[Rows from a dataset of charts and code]
begin
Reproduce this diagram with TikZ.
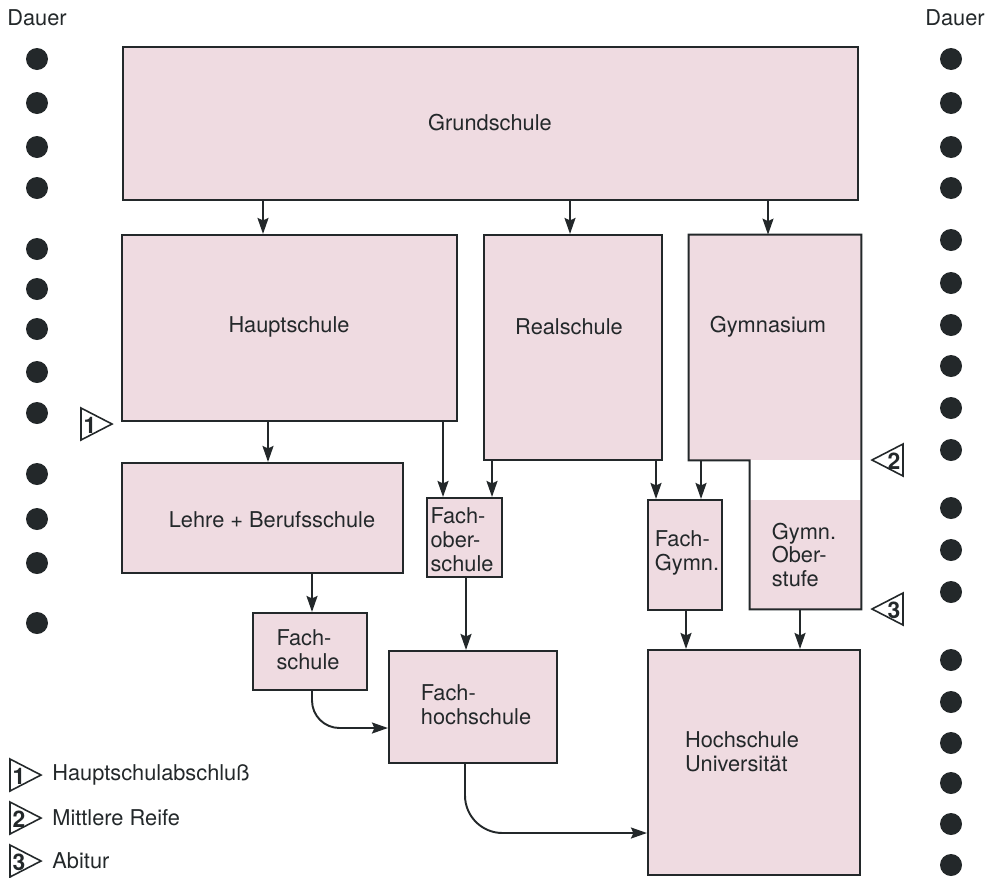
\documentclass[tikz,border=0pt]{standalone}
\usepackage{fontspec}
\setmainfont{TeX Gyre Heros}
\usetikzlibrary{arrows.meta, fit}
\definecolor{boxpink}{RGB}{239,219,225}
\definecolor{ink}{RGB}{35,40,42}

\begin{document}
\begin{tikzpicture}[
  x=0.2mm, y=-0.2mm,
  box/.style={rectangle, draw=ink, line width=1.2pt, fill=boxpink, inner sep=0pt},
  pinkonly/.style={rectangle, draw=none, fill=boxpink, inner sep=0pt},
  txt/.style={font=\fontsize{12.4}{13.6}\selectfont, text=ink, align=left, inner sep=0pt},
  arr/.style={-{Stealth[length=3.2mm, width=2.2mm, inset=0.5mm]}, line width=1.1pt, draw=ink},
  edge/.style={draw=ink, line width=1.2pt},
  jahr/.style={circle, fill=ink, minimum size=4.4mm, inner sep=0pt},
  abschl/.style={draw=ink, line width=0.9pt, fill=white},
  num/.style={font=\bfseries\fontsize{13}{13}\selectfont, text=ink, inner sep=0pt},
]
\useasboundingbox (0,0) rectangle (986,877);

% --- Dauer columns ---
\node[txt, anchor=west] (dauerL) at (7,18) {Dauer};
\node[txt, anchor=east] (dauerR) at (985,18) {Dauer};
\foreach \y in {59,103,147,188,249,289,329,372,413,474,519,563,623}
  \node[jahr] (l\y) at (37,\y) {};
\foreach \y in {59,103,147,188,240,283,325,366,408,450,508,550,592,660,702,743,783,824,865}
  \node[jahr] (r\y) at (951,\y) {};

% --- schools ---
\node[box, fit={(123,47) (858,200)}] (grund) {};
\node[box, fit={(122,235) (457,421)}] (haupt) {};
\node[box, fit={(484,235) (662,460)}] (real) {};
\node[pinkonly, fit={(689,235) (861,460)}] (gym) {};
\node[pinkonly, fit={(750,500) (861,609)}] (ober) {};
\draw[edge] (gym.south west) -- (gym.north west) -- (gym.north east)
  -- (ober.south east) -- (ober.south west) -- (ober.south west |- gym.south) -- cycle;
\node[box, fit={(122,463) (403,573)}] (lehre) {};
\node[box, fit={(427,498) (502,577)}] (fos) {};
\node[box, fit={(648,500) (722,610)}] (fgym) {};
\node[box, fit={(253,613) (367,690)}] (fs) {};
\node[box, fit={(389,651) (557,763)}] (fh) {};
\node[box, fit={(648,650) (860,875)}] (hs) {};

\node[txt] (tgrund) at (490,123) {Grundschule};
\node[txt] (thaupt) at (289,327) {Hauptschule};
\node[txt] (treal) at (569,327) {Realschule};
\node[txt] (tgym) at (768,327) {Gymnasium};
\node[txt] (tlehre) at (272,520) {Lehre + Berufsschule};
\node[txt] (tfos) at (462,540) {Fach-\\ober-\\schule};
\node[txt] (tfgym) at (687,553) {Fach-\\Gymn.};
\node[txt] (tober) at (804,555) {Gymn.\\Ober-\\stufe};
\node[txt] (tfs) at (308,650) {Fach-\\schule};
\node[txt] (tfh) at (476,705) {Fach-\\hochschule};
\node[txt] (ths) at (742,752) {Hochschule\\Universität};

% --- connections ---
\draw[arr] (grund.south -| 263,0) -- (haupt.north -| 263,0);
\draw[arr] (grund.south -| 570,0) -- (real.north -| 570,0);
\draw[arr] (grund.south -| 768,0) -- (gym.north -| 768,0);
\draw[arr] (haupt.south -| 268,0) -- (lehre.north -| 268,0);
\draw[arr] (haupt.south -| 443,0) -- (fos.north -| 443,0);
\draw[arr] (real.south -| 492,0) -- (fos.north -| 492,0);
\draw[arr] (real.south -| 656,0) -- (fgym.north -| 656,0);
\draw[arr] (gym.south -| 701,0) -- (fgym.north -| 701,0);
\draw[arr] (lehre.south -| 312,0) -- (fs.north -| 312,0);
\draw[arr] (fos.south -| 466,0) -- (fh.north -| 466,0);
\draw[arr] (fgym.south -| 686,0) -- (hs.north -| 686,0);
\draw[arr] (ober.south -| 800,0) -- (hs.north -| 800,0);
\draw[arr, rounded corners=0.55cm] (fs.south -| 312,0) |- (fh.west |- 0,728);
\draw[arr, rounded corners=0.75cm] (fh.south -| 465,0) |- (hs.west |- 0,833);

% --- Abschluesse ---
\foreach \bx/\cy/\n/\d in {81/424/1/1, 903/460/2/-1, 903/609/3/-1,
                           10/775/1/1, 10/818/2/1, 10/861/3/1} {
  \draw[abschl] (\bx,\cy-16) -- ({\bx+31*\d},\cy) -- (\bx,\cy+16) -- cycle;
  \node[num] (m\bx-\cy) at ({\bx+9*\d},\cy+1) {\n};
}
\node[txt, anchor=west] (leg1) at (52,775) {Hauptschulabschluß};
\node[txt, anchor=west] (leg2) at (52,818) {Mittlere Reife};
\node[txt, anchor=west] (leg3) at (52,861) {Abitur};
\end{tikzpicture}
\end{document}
end
begin
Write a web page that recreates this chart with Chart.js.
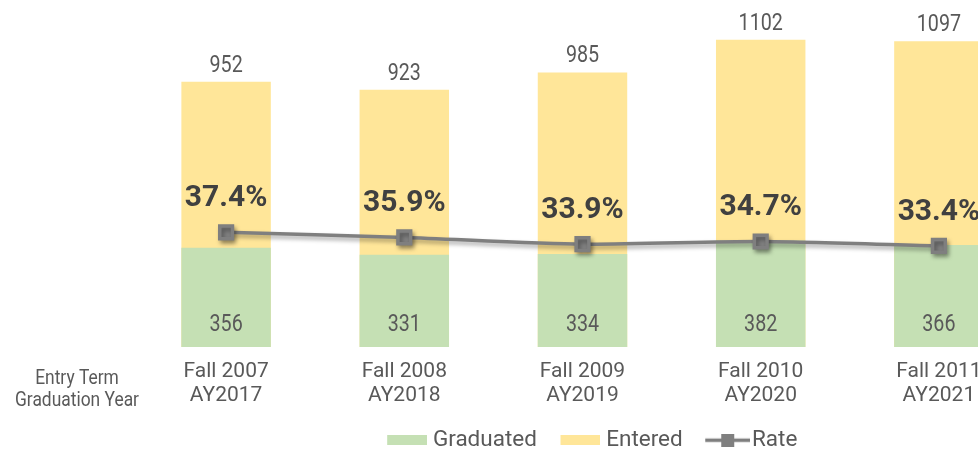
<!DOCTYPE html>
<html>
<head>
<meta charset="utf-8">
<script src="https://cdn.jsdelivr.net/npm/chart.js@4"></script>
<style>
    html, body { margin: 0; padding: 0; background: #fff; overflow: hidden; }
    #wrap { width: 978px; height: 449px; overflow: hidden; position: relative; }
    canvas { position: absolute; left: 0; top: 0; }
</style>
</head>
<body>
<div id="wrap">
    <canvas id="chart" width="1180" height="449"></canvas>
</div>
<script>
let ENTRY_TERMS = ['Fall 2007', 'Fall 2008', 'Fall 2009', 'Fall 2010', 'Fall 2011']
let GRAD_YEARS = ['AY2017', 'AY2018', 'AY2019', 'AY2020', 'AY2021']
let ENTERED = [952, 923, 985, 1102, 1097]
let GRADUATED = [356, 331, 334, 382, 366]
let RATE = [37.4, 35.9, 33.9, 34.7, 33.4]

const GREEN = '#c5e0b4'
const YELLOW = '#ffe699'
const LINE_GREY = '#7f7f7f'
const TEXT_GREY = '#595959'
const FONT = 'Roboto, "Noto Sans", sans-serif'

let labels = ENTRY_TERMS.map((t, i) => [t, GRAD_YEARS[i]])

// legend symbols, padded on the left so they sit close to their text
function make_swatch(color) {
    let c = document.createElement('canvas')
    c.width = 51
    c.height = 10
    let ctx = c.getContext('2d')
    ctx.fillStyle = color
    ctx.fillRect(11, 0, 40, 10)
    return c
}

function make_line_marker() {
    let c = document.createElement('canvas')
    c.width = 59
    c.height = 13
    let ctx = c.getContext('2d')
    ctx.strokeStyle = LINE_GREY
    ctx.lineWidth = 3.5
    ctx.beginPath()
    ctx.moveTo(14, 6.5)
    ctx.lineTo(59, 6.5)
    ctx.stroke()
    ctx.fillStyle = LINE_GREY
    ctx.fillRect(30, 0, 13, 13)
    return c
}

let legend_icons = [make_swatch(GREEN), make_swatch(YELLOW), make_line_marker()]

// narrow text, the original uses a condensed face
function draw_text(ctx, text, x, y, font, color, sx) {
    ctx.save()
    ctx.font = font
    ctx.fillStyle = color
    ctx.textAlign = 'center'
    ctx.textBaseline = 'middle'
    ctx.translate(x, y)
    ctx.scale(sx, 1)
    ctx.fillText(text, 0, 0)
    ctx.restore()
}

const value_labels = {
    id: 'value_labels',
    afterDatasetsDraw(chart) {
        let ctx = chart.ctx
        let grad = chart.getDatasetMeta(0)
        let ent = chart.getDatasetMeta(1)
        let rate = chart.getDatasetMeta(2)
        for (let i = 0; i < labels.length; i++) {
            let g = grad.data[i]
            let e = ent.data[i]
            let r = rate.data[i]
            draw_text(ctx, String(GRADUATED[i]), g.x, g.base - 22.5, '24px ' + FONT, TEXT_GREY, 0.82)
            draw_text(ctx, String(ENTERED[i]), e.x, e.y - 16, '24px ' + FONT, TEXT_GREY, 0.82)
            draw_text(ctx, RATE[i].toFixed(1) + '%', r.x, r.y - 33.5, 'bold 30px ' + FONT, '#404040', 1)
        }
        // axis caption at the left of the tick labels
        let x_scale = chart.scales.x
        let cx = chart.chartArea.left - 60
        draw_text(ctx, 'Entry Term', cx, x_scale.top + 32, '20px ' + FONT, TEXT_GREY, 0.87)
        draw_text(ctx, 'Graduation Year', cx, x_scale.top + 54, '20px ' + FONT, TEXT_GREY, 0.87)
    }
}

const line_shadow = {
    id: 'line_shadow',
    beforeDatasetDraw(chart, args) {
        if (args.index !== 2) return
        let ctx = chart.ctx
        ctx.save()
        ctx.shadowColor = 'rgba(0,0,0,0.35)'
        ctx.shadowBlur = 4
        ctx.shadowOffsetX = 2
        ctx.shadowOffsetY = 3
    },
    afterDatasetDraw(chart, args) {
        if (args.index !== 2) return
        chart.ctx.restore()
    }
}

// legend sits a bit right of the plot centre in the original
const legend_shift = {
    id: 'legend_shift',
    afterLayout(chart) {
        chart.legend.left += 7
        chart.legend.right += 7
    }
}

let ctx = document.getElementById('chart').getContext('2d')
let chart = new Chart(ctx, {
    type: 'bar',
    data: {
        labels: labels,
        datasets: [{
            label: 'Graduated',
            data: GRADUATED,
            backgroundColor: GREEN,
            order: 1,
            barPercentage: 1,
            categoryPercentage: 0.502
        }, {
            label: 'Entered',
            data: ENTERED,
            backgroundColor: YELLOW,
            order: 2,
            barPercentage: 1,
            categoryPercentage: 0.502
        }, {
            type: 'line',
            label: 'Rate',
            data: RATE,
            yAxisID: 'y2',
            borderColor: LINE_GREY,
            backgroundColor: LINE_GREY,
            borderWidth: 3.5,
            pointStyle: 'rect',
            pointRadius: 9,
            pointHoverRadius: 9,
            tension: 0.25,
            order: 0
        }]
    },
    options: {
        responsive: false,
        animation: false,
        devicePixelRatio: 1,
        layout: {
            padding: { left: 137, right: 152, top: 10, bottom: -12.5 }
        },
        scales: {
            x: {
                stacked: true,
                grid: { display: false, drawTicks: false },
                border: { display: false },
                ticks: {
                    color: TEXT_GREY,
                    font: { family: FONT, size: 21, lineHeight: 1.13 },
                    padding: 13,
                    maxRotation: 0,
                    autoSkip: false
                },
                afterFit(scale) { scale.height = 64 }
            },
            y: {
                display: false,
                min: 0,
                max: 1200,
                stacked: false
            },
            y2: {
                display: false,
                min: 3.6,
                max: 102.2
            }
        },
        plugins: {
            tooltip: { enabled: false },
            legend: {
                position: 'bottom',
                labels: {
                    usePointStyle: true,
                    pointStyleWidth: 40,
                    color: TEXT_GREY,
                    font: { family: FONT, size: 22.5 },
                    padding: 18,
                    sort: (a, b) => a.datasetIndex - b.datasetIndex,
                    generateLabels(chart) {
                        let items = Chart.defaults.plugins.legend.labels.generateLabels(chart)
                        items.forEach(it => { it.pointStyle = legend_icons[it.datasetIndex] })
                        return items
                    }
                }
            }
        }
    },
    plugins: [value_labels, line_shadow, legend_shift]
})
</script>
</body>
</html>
end
begin
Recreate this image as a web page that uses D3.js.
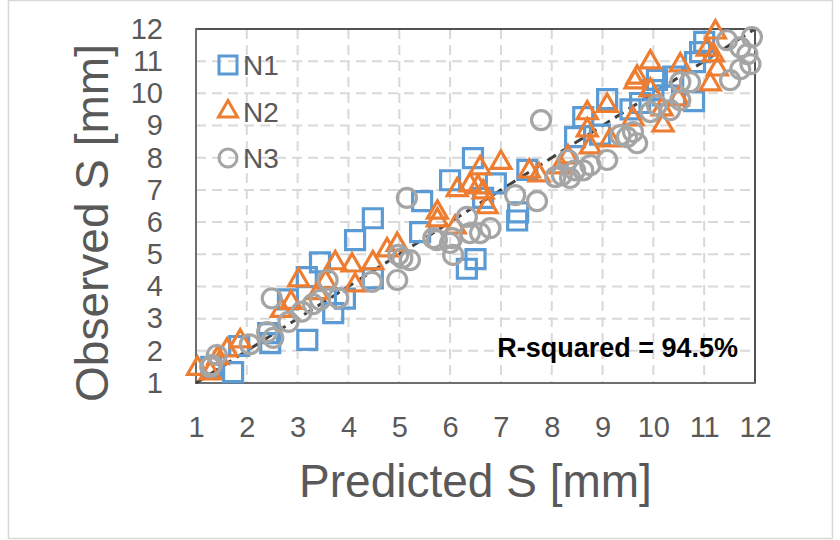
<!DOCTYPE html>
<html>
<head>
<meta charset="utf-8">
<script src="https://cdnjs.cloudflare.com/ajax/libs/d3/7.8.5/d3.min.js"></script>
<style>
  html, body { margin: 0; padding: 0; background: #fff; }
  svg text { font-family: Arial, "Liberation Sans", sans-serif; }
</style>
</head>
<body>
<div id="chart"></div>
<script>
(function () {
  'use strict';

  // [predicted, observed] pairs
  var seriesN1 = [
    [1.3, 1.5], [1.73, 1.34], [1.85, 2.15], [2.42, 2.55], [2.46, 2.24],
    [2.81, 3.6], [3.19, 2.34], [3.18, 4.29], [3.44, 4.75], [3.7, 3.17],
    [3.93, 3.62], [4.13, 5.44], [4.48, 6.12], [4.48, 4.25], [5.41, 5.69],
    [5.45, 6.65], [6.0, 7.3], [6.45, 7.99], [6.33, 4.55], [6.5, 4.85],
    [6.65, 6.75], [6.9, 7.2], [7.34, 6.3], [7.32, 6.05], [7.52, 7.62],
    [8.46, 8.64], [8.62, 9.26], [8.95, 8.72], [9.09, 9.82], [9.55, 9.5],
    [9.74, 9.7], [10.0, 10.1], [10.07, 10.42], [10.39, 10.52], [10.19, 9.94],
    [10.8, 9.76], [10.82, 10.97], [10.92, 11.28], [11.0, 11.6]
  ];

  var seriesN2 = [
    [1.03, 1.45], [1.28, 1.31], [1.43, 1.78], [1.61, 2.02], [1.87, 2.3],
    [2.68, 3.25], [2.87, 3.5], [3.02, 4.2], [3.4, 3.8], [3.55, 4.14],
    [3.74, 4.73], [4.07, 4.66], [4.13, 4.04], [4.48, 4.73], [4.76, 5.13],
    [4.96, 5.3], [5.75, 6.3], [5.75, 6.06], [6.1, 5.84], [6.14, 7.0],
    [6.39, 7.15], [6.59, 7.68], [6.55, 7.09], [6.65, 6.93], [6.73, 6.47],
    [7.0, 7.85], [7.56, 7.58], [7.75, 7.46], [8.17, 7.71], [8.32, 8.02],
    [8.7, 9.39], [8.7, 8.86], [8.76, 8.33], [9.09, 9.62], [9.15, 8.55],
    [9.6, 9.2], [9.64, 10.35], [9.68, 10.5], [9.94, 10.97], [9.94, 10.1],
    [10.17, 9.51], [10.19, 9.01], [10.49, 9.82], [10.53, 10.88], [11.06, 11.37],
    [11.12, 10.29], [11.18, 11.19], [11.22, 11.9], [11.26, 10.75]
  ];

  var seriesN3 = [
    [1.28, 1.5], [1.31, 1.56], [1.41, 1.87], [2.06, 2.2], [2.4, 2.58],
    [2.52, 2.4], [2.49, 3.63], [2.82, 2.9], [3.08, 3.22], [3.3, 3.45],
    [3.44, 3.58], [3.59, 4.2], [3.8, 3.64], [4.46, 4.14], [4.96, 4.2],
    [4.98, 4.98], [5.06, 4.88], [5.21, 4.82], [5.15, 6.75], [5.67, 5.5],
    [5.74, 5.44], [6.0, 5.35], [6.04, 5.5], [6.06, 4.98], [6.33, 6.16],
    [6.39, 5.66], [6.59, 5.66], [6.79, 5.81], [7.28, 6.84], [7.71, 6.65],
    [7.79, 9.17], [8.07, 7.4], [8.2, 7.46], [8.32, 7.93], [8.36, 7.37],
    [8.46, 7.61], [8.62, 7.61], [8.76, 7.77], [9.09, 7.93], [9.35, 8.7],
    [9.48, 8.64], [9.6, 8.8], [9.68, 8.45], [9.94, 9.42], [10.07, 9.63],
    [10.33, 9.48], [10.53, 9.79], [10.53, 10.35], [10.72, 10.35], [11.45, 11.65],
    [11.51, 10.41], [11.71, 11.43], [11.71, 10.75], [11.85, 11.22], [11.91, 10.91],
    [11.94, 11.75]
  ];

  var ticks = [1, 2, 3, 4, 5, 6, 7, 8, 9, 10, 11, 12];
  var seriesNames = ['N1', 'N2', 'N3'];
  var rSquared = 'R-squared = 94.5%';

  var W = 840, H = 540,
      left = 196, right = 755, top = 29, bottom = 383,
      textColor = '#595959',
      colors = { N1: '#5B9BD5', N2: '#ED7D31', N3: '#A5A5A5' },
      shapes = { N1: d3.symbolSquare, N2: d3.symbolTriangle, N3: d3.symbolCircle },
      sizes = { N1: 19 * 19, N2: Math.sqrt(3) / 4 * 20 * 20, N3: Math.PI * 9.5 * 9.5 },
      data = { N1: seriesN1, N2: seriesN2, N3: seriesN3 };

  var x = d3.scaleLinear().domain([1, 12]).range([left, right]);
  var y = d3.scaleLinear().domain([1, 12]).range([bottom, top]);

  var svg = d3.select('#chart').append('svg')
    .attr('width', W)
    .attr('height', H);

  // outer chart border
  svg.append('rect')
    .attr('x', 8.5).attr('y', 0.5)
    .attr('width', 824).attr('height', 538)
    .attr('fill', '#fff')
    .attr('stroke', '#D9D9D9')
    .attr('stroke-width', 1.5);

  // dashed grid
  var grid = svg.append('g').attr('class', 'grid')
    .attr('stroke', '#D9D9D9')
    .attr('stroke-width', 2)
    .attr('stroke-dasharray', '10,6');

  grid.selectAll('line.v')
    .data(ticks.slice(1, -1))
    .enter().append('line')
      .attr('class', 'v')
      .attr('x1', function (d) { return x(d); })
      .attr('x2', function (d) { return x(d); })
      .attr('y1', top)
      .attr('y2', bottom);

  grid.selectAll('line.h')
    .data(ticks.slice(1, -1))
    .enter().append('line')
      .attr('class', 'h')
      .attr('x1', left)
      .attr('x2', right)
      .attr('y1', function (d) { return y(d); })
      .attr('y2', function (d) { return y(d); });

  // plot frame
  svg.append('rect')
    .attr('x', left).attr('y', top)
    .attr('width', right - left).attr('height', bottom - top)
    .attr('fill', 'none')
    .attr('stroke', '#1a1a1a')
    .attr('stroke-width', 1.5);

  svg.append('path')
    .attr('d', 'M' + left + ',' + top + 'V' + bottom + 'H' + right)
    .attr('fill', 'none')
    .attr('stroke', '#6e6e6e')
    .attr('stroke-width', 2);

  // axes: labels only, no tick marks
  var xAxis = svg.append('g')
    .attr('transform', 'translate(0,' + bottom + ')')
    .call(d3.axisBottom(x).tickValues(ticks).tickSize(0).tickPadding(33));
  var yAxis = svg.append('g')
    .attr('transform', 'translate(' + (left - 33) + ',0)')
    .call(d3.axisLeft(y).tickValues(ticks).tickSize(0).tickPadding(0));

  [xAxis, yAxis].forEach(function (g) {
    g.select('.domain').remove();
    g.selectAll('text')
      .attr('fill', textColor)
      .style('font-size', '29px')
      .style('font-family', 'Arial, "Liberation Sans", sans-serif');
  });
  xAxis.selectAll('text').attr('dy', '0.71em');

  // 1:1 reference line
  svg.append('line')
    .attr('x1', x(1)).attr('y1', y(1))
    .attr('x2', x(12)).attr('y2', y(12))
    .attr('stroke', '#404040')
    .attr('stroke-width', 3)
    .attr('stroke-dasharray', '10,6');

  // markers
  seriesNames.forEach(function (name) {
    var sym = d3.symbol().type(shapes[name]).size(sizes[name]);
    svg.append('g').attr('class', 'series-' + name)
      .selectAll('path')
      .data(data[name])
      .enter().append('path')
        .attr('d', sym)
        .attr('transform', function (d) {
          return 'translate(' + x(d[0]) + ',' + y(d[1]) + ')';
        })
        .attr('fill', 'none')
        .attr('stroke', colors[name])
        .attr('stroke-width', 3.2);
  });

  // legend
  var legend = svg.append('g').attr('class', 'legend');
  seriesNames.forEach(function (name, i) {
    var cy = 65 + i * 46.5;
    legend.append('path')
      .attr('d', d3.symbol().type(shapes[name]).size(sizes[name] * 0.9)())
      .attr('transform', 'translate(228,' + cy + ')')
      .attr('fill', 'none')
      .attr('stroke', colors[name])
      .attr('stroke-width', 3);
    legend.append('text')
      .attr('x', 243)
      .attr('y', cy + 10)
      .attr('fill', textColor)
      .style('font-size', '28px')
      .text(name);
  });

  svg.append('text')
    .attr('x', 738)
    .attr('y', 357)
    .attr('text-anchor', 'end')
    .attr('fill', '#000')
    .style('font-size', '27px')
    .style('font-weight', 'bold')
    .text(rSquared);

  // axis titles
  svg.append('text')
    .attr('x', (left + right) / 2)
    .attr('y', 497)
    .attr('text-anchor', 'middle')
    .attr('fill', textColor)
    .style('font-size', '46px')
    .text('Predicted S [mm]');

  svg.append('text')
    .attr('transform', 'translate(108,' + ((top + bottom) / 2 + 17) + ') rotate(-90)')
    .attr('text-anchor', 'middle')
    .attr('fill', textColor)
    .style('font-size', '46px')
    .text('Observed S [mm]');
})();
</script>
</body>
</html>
end
WRITTEN INSTRUCTION:
Only the lines from the one with "Write a web" down to the one with "let RATE = [37.4, 35.9, 33.9, 34.7, 33.4]" belong in your copy, both ends included; write them out exactly and skip any pictures.

CORRECT OUTPUT:
Write a web page that recreates this chart with Chart.js.
<!DOCTYPE html>
<html>
<head>
<meta charset="utf-8">
<script src="https://cdn.jsdelivr.net/npm/chart.js@4"></script>
<style>
    html, body { margin: 0; padding: 0; background: #fff; overflow: hidden; }
    #wrap { width: 978px; height: 449px; overflow: hidden; position: relative; }
    canvas { position: absolute; left: 0; top: 0; }
</style>
</head>
<body>
<div id="wrap">
    <canvas id="chart" width="1180" height="449"></canvas>
</div>
<script>
let ENTRY_TERMS = ['Fall 2007', 'Fall 2008', 'Fall 2009', 'Fall 2010', 'Fall 2011']
let GRAD_YEARS = ['AY2017', 'AY2018', 'AY2019', 'AY2020', 'AY2021']
let ENTERED = [952, 923, 985, 1102, 1097]
let GRADUATED = [356, 331, 334, 382, 366]
let RATE = [37.4, 35.9, 33.9, 34.7, 33.4]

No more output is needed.